**WHAT IS EXPECTED**
Starting from the top of the material, restate each line exactly until the line that contains "const yTicks = [0,500,1000,1500,2000,2500];", which is also copied. Pictures are excluded.

**DATA SEGMENT**

###

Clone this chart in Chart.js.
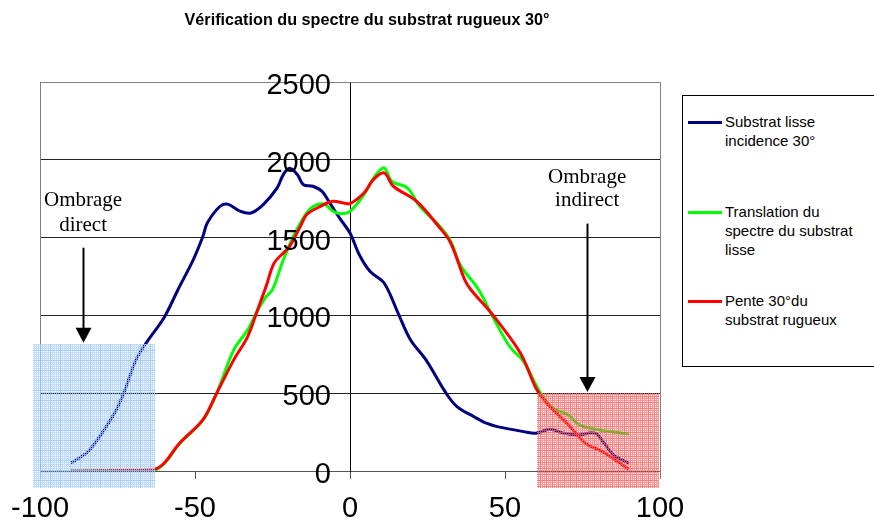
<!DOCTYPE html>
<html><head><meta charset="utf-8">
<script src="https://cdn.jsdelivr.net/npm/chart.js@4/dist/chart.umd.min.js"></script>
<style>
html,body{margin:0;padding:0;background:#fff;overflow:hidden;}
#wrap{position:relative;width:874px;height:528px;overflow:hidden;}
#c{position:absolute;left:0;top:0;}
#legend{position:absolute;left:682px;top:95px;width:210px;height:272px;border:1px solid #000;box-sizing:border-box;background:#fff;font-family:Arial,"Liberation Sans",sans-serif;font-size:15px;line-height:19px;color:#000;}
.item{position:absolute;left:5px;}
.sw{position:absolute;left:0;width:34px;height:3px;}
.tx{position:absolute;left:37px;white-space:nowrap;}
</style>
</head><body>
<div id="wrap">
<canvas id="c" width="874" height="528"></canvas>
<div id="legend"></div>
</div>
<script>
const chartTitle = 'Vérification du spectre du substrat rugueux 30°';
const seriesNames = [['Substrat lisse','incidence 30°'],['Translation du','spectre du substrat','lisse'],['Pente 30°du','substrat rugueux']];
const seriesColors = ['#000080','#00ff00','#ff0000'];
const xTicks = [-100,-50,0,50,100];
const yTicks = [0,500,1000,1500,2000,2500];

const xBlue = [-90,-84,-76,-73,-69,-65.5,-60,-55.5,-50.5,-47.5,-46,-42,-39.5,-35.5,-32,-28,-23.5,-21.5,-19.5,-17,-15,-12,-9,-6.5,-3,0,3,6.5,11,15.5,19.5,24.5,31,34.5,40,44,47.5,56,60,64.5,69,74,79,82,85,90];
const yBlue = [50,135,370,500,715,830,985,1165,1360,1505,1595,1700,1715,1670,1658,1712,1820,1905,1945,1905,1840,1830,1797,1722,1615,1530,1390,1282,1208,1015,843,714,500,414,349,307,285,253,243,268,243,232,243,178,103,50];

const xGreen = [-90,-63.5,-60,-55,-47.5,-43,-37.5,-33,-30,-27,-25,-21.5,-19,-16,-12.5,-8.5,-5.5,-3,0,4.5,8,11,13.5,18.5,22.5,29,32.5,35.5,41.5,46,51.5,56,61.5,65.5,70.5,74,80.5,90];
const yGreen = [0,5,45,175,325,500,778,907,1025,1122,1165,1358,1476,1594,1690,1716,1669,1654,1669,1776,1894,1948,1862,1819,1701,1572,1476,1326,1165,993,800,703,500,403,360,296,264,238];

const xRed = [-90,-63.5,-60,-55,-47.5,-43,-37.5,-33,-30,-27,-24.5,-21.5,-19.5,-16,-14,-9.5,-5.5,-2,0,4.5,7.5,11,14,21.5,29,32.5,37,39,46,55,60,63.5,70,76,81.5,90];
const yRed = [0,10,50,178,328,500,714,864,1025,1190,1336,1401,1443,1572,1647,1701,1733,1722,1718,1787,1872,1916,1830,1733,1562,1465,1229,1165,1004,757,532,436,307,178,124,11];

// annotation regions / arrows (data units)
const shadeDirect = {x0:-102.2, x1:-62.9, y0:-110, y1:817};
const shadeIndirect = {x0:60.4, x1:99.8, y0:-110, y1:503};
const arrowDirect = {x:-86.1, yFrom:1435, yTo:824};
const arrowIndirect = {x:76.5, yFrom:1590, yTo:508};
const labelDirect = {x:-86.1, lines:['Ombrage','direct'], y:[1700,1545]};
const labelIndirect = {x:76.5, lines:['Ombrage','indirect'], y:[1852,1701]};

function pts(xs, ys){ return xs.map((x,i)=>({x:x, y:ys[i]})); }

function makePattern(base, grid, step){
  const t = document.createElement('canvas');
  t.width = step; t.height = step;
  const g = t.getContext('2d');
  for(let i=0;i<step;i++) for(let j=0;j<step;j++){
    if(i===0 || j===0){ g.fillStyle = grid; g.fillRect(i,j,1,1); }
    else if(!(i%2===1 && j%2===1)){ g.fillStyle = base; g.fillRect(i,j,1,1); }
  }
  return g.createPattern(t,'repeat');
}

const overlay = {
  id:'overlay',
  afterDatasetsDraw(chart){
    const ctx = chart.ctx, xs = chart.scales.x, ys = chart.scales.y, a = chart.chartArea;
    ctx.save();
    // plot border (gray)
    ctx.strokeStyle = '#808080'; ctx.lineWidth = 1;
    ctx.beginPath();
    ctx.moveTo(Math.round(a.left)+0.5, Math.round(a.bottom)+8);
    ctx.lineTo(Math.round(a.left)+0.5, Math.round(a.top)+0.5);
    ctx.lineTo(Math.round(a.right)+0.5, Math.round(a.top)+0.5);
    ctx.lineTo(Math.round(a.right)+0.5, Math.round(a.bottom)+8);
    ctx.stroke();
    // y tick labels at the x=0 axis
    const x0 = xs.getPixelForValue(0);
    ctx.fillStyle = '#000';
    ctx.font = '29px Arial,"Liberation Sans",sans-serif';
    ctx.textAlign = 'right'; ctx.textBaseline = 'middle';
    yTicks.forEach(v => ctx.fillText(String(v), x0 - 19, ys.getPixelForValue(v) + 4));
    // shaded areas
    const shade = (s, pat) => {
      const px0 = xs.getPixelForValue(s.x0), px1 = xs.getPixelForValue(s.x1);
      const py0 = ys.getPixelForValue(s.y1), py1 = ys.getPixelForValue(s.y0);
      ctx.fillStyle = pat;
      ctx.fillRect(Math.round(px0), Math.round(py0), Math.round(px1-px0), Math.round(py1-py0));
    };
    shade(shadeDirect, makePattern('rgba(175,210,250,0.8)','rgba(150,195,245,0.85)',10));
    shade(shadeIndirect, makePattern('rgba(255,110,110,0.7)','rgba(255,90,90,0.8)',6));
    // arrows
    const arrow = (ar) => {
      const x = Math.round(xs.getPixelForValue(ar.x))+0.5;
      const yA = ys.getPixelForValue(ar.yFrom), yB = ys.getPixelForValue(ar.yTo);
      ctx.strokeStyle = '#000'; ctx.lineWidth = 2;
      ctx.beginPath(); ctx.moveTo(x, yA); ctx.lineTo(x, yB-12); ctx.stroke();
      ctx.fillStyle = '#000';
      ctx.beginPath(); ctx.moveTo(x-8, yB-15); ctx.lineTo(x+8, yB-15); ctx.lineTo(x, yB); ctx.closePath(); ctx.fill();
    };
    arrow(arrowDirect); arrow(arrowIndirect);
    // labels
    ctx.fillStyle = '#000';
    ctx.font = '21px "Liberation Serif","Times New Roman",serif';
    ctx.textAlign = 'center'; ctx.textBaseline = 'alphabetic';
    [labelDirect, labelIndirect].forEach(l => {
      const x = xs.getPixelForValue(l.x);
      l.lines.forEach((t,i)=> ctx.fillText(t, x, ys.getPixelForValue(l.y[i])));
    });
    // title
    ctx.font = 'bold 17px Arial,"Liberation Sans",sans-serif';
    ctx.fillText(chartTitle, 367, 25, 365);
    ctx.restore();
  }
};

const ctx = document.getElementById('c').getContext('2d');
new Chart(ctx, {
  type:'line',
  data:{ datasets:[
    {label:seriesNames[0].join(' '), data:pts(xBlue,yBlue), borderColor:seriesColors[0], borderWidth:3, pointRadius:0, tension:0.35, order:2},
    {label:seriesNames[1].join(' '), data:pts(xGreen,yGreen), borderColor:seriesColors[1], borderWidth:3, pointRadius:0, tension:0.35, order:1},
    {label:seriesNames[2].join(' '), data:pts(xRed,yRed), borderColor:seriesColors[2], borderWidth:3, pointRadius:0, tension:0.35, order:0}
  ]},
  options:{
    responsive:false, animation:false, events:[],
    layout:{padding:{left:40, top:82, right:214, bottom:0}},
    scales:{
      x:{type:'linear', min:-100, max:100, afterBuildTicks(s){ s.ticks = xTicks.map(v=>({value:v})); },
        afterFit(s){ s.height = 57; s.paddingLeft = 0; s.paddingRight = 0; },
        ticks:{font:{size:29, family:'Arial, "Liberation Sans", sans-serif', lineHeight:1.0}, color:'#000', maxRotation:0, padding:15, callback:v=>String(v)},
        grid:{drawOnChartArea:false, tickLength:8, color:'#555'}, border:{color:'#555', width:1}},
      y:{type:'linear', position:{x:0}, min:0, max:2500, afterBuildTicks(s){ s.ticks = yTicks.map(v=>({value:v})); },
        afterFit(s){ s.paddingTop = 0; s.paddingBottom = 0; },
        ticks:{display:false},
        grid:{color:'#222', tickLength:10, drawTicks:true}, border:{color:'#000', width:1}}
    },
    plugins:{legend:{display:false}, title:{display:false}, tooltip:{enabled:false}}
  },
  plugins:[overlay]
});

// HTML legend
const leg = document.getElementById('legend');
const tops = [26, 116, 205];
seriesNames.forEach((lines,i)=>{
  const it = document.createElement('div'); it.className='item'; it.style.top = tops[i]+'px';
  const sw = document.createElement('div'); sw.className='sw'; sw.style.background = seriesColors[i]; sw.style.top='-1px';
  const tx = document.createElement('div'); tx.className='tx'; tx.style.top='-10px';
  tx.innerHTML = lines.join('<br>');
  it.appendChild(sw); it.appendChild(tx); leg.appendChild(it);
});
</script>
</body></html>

###

**RESULT OF THE TASK**
Clone this chart in Chart.js.
<!DOCTYPE html>
<html><head><meta charset="utf-8">
<script src="https://cdn.jsdelivr.net/npm/chart.js@4/dist/chart.umd.min.js"></script>
<style>
html,body{margin:0;padding:0;background:#fff;overflow:hidden;}
#wrap{position:relative;width:874px;height:528px;overflow:hidden;}
#c{position:absolute;left:0;top:0;}
#legend{position:absolute;left:682px;top:95px;width:210px;height:272px;border:1px solid #000;box-sizing:border-box;background:#fff;font-family:Arial,"Liberation Sans",sans-serif;font-size:15px;line-height:19px;color:#000;}
.item{position:absolute;left:5px;}
.sw{position:absolute;left:0;width:34px;height:3px;}
.tx{position:absolute;left:37px;white-space:nowrap;}
</style>
</head><body>
<div id="wrap">
<canvas id="c" width="874" height="528"></canvas>
<div id="legend"></div>
</div>
<script>
const chartTitle = 'Vérification du spectre du substrat rugueux 30°';
const seriesNames = [['Substrat lisse','incidence 30°'],['Translation du','spectre du substrat','lisse'],['Pente 30°du','substrat rugueux']];
const seriesColors = ['#000080','#00ff00','#ff0000'];
const xTicks = [-100,-50,0,50,100];
const yTicks = [0,500,1000,1500,2000,2500];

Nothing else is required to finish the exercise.